Obviously, the CIA wanted the pictures classified right away for national security reasons. The Agency debated over the issue with Skylab at length, in what became known as the "Skylab Incident", but no one knows the ultimate results of the debate. We'd like to see the pictures and decide for ourselves if you don't mind.
Putting Two and Two Together
Dwayne A. Day is a space historian. (Apparently, it's a thing.) He took a special interest in the mysterious pictures taken from Skylab space station. The debate around the subject never mentions Area 51 by name, but he was convinced that this is what's shown in the astronauts' pictures. At the time of the Skylab Incident, the government didn't even confirm that Area 51 even existed!
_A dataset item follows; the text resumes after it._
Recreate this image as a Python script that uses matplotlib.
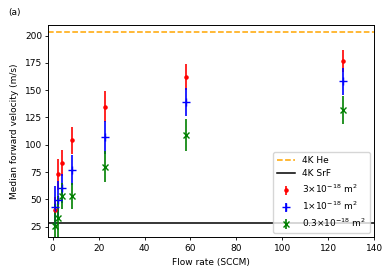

Day ended up publishing an article titled "Astronauts and Area 51: the Skylab Incident" in an online magazine called "The Space Review" in 2006. Such determination!
Just Like Monopoly
The mines around modern-day Area 51 were active for nearly a hundred years, during which the ownership changed hands. After Groome Lead Mines Limited, the next owners were J. B. Osborne and his partners.
Apart from a temporary shut-down in 1918, the mines had a pretty steady run. They closed permanently in the 1950s, making way for Area 51 and a plethora of conspiracy theories.
"Independence Day"
In 1996, the sci-fi film "Independence Day" came out and became a pop-culture staple. The film triggered renewed interest in Area 51 and the alien theories circling it.
In the film, the White House is destroyed by ill-intended alien invaders, and the good guys use Area 51 as their new home base. Not exactly a documentary, but still thoroughly entertaining.